Category	Number of Tweets	Percentage of Total
Total tweets	11,094,106	100%
Tweets that have Coordinates	31,454	0.28%
Tweets that have Place	204,442	1.84%
Tweets that have both Coordinates AND Place	31,282	0.28%
Tweets that have Coordinates OR Place	204,614	1.84%
Tweets that have only Coordinates (w/o Place)	172	0.00%
Tweets that have only Place (w/o Coordinates)	173,160	1.56%

Location data is not evenly distributed. A 2015 study for the ICWSM Workshop showed that geotagged tweets don’t occur evenly based on population. Geotagged tweets are more likely to occur in unpopulated tourist destinations (the National Mall, Disney World) and less likely to occur in certain heavily populated areas with restrictions, like prisons. In more residential areas, rates of geotagging are affected by a number of factors including:
- Age (more geotagged tweets come from areas with younger populations)
- Higher income
- Urban areas
- Race, with data biased towards Hispanic/Latino and Black populations
A wide variety of posts may come from a specific location. If you’re trying to collect tweets from bankers on Wall Street by collecting the geographic area of Wall Street, you’ll also end up with tweets from tourists and local residents. You may use additional search terms to minimize this, however…
Predicting what other search terms will be fruitful is difficult. This is particularly important if you want to attempt any form of completeness; if you add additional search terms, you will be limited to tweets that match those search terms. In the Wall Street banker example, you can’t assume that every banker is using the same hashtags or keywords.
There are significant privacy concerns. While SFM does not collect from protected accounts, collecting all tweets in a certain area may be considered an invasion of privacy. You should use discretion in collecting. For example, collecting every tweet on a college campus or from a specific neighborhood would probably be considered out of bounds, while collecting tweets from the main stadium during the Olympics would probably be acceptable.
Choosing a location can be difficult, depending on the research question. On the one hand, you want to make sure to include the entire area that you want; on the other hand, you don’t want to overload your data with too many irrelevant posts. See below for an example.
Additionally, when using a filter geographic collection, tweets that are tagged for a location similar to where your box is located will also be collected. See the “Bounding Boxes” section for an explanation.
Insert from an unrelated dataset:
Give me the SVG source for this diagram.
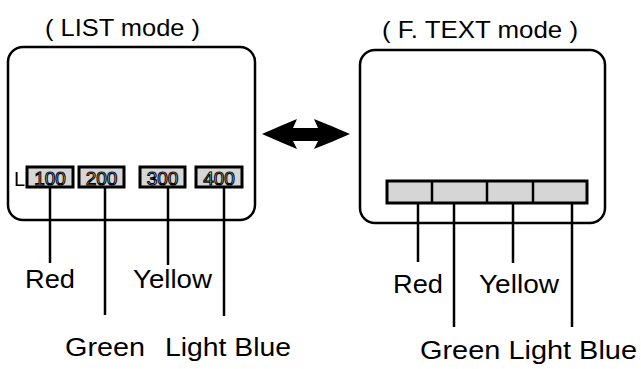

All this being said (and it really is quite a lot), there are also plenty of great uses for location filtering, particularly for specific events or landmarks.

Bounding Boxes

We’ve run a few collections based on geographic location, and through trial and error learned what considerations to include when collecting using bounding boxes.

(Map 1)

The first was of the 2017 Inauguration and the Women’s March following the next day, using the National Mall and surrounding areas as our collection area (see Map 1). Specifically, we used the box bounded by Eye St. North, 2nd St. East, E St. South, and 24th St. West (which includes the White House, Capitol Complex, National Mall to the Lincoln Memorial, and all National Mall metro stations). Because of tagged locations in Washington, D.C., we also collected some that were not within the bounding box, as well as some tweets from within the bounding box that had a location set but not using GPS coordinates. In Map 1, this would mean that we targeted tweets in the purple box but likely collected any tweet geolocated to the light blue polygon of Washington, D.C.
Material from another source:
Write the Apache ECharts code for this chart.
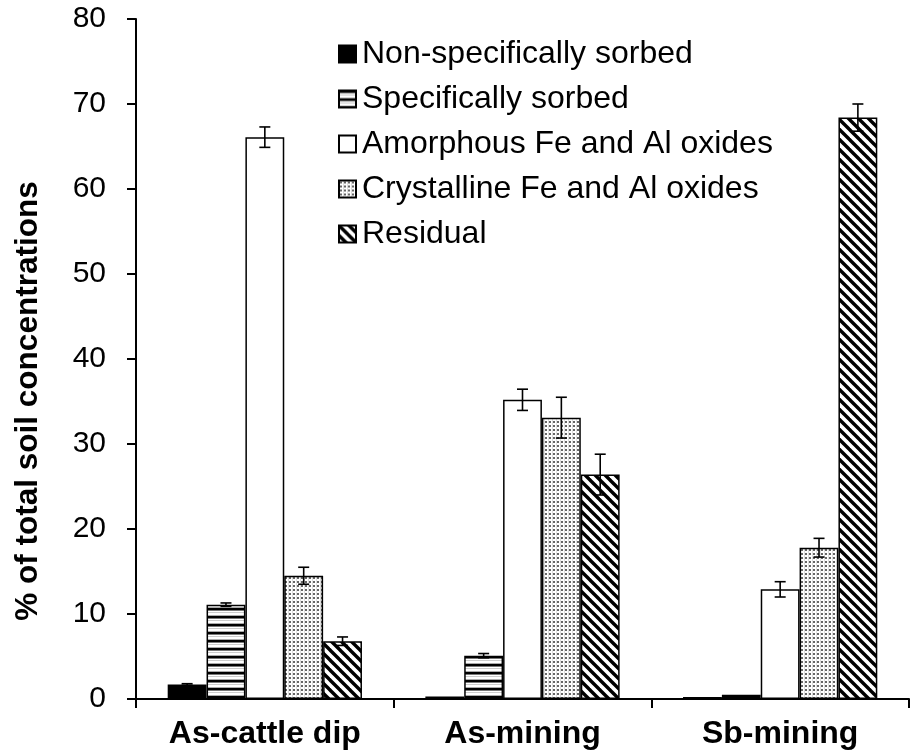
<!DOCTYPE html>
<html>
<head>
<meta charset="utf-8">
<script src="https://cdn.jsdelivr.net/npm/echarts@6/dist/echarts.min.js"></script>
<style>html,body{margin:0;padding:0;background:#fff}#c{width:910px;height:756px}</style>
</head>
<body>
<div id="c"></div>
<script>
const categories = ['As-cattle dip', 'As-mining', 'Sb-mining'];
const seriesNames = ['Non-specifically sorbed', 'Specifically sorbed', 'Amorphous Fe and Al oxides', 'Crystalline Fe and Al oxides', 'Residual'];
const nonSpec = [1.7, 0.3, 0.25];
const specSorbed = [11.1, 5.1, 0.5];
const amorphous = [66.1, 35.2, 12.9];
const crystalline = [14.5, 33.1, 17.8];
const residual = [6.8, 26.4, 68.4];
const errNonSpec = [0.1, 0, 0];
const errSpec = [0.2, 0.25, 0];
const errAmorph = [1.2, 1.25, 0.9];
const errCryst = [1.0, 2.4, 1.1];
const errResid = [0.5, 2.4, 1.6];
const yTicks = [0, 10, 20, 30, 40, 50, 60, 70, 80];

function makeCanvas(w, h, draw) {
  const c = document.createElement('canvas');
  c.width = w; c.height = h;
  const ctx = c.getContext('2d');
  draw(ctx, w, h);
  return { image: c, repeat: 'repeat' };
}
const stripes = makeCanvas(8, 8, (ctx) => {
  ctx.fillStyle = '#fff'; ctx.fillRect(0, 0, 8, 8);
  ctx.fillStyle = '#000'; ctx.fillRect(0, 0, 8, 2);
  ctx.fillStyle = '#777'; ctx.fillRect(0, 2, 8, 1);
  ctx.fillStyle = '#aaa'; ctx.fillRect(0, 7, 8, 1);
  ctx.fillStyle = '#ccc'; ctx.fillRect(0, 4, 8, 1);
});
const dots = makeCanvas(4, 4, (ctx) => {
  ctx.fillStyle = '#fff'; ctx.fillRect(0, 0, 4, 4);
  ctx.fillStyle = '#666'; ctx.fillRect(1, 1, 2, 2);
  ctx.fillStyle = '#ddd'; ctx.fillRect(0, 0, 1, 4);
});
const diag = makeCanvas(10, 10, (ctx) => {
  ctx.fillStyle = '#fff'; ctx.fillRect(0, 0, 10, 10);
  ctx.strokeStyle = '#000'; ctx.lineWidth = 3.4;
  [-10, 0, 10].forEach(o => {
    ctx.beginPath(); ctx.moveTo(o - 2, -2); ctx.lineTo(o + 12, 12); ctx.stroke();
  });
});

const values = [nonSpec, specSorbed, amorphous, crystalline, residual];
const errors = [errNonSpec, errSpec, errAmorph, errCryst, errResid];
const fills = ['#000', stripes, '#fff', dots, diag];
const GAP = '24.6%';
const FONT = 'Liberation Sans, Arial, sans-serif';

const barSeries = seriesNames.map((name, i) => ({
  name: name,
  type: 'bar',
  data: values[i],
  barGap: '0%',
  barCategoryGap: GAP,
  itemStyle: { color: fills[i], borderColor: '#000', borderWidth: 1.5 },
  emphasis: { disabled: true }
}));

const errData = [];
values.forEach((arr, s) => arr.forEach((v, c) => {
  if (errors[s][c] > 0) errData.push([c, s, v, errors[s][c]]);
}));

const option = {
  animation: false,
  backgroundColor: '#fff',
  textStyle: { fontFamily: FONT, color: '#000' },
  grid: { left: 136, right: 1, top: 19, bottom: 57, containLabel: false },
  legend: {
    data: seriesNames,
    orient: 'vertical',
    left: 333, top: 33,
    itemWidth: 17, itemHeight: 17, itemGap: 13,
    icon: 'rect',
    textStyle: { fontSize: 32, color: '#000', fontFamily: FONT, padding: [0, 0, 0, 1] },
    selectedMode: false
  },
  xAxis: {
    type: 'category',
    data: categories,
    axisLine: { lineStyle: { color: '#000', width: 2 } },
    axisTick: { show: true, alignWithLabel: false, length: 9, lineStyle: { color: '#000', width: 2 } },
    axisLabel: { fontSize: 32, fontWeight: 'bold', color: '#000', margin: 19, fontFamily: FONT },
    splitLine: { show: false }
  },
  yAxis: {
    type: 'value',
    min: yTicks[0], max: yTicks[yTicks.length - 1], interval: 10,
    name: '% of total soil concentrations',
    nameLocation: 'middle',
    nameGap: 92,
    nameTextStyle: { fontSize: 31.5, fontWeight: 'bold', color: '#000', fontFamily: FONT, padding: [0, 84, 0, 0] },
    axisLine: { show: true, lineStyle: { color: '#000', width: 2 } },
    axisTick: { show: true, length: 9, lineStyle: { color: '#000', width: 2 } },
    axisLabel: { fontSize: 30, color: '#000', margin: 30, fontFamily: FONT },
    splitLine: { show: false }
  },
  series: barSeries.concat([{
    type: 'custom',
    name: 'errors',
    z: 10,
    data: errData,
    encode: { x: 0, y: 2 },
    renderItem: function (params, api) {
      const c = api.value(0), s = api.value(1), v = api.value(2), e = api.value(3);
      const layout = api.barLayout({ barGap: '0%', barCategoryGap: GAP, count: 5 });
      const x = api.coord([c, v])[0] + layout[s].offsetCenter;
      const yHi = api.coord([c, v + e])[1];
      const yLo = api.coord([c, v - e])[1];
      const hw = 5.5;
      const st = { stroke: '#000', lineWidth: 1.6 };
      return {
        type: 'group',
        children: [
          { type: 'line', shape: { x1: x, y1: yHi, x2: x, y2: yLo }, style: st },
          { type: 'line', shape: { x1: x - hw, y1: yHi, x2: x + hw, y2: yHi }, style: st },
          { type: 'line', shape: { x1: x - hw, y1: yLo, x2: x + hw, y2: yLo }, style: st }
        ]
      };
    }
  }])
};
const chart = echarts.init(document.getElementById('c'), null, { renderer: 'canvas' });
chart.setOption(option);
</script>
</body>
</html>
It should also be noted that the bounding box used turned out not to be ideal; the anarchist J20 riot that occurred including arrests happened on L St., North of our bounding box (the red marker in Map 1), leaving the possibility open that tweets about that specific protest were not included (although likely they were collected since they were in the greater Washington, D.C. polygon).
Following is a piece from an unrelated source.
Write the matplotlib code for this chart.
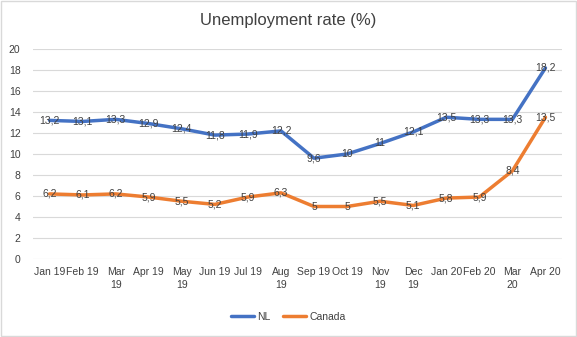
import matplotlib
matplotlib.use("Agg")
import matplotlib.pyplot as plt
from matplotlib.patches import Rectangle

plt.rcParams['font.family'] = ['Liberation Sans', 'DejaVu Sans']

# monthly data
months = ['Jan 19', 'Feb 19', 'Mar\n19', 'Apr 19', 'May\n19', 'Jun 19', 'Jul 19', 'Aug\n19',
          'Sep 19', 'Oct 19', 'Nov\n19', 'Dec\n19', 'Jan 20', 'Feb 20', 'Mar\n20', 'Apr 20']
nl = [13.2, 13.1, 13.3, 12.9, 12.4, 11.8, 11.9, 12.2, 9.6, 10, 11, 12.1, 13.5, 13.3, 13.3, 18.2]
canada = [6.2, 6.1, 6.2, 5.9, 5.5, 5.2, 5.9, 6.3, 5, 5, 5.5, 5.1, 5.8, 5.9, 8.4, 13.5]
yticks = list(range(0, 21, 2))

blue = '#4472C4'
orange = '#ED7D31'
txt = '#404040'
fs = 7.5

fig = plt.figure(figsize=(5.77, 3.37), dpi=100)
ax = fig.add_axes([33 / 577, (337 - 259) / 337, (562 - 33) / 577, (259 - 49) / 337])

x = list(range(len(months)))
ax.plot(x, nl, color=blue, lw=2.5, solid_capstyle='round', label='NL', zorder=3)
ax.plot(x, canada, color=orange, lw=2.5, solid_capstyle='round', label='Canada', zorder=3)


def fmt(v):
    return ('%g' % v).replace('.', ',')


for xi, v in zip(x, nl):
    ax.text(xi, v, fmt(v), ha='center', va='center', fontsize=fs, color=txt, zorder=4)
for xi, v in zip(x, canada):
    ax.text(xi, v, fmt(v), ha='center', va='center', fontsize=fs, color=txt, zorder=4)

ax.set_xlim(-0.5, len(months) - 0.5)
ax.set_ylim(0, 20)
ax.set_yticks(yticks)
ax.set_xticks(x)
ax.set_xticklabels(months, fontsize=fs, color=txt, linespacing=1.3)
ax.tick_params(axis='y', labelsize=fs, labelcolor=txt, length=0, pad=9)
ax.tick_params(axis='x', length=0, pad=6)
ax.grid(axis='y', color='#D9D9D9', lw=0.8)
ax.set_axisbelow(True)
for s in ax.spines.values():
    s.set_visible(False)

fig.text(0.5, 1 - 20 / 337, 'Unemployment rate (%)', ha='center', va='center',
         fontsize=12, color=txt)

fig.legend(loc='center', bbox_to_anchor=(0.5, 1 - 317 / 337), ncol=2, frameon=False,
           fontsize=fs, handlelength=2.2, handletextpad=0.3, columnspacing=1.2,
           labelcolor=txt)

# light frame round the chart
fig.add_artist(Rectangle((0.001, 0.002), 0.997, 0.996, transform=fig.transFigure,
                         fill=False, edgecolor='#D9D9D9', lw=1))

fig.savefig('out.png', dpi=100)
As a second example to understand how bounding boxes and polygons interact, look at Map 2, which is a simulation.

(Map 2)

With a desire to collect tweets from around Mount Rushmore, we might choose to collect from all of Black Elk Park, and the bounding box reflects that. However, you may notice that the bounding box includes the polygon of Rapid City, and so any tweet from Rapid City may also be collected. Additionally, since the polygon of Black Hills Forest includes Black Elk Park, the collection might also collect any tweets from within the forest area, including at Wind Cave National Park. Thus every tweet within a polygon in Map 2 would most likely be collected. The tweet by Hermosa, however, would not be collected, even though it might be a tweet including a picture from Mount Rushmore, published as the user leaves the area.

Note that some of these tweets may not include a geographic coordinate location, but simply self-identify their location.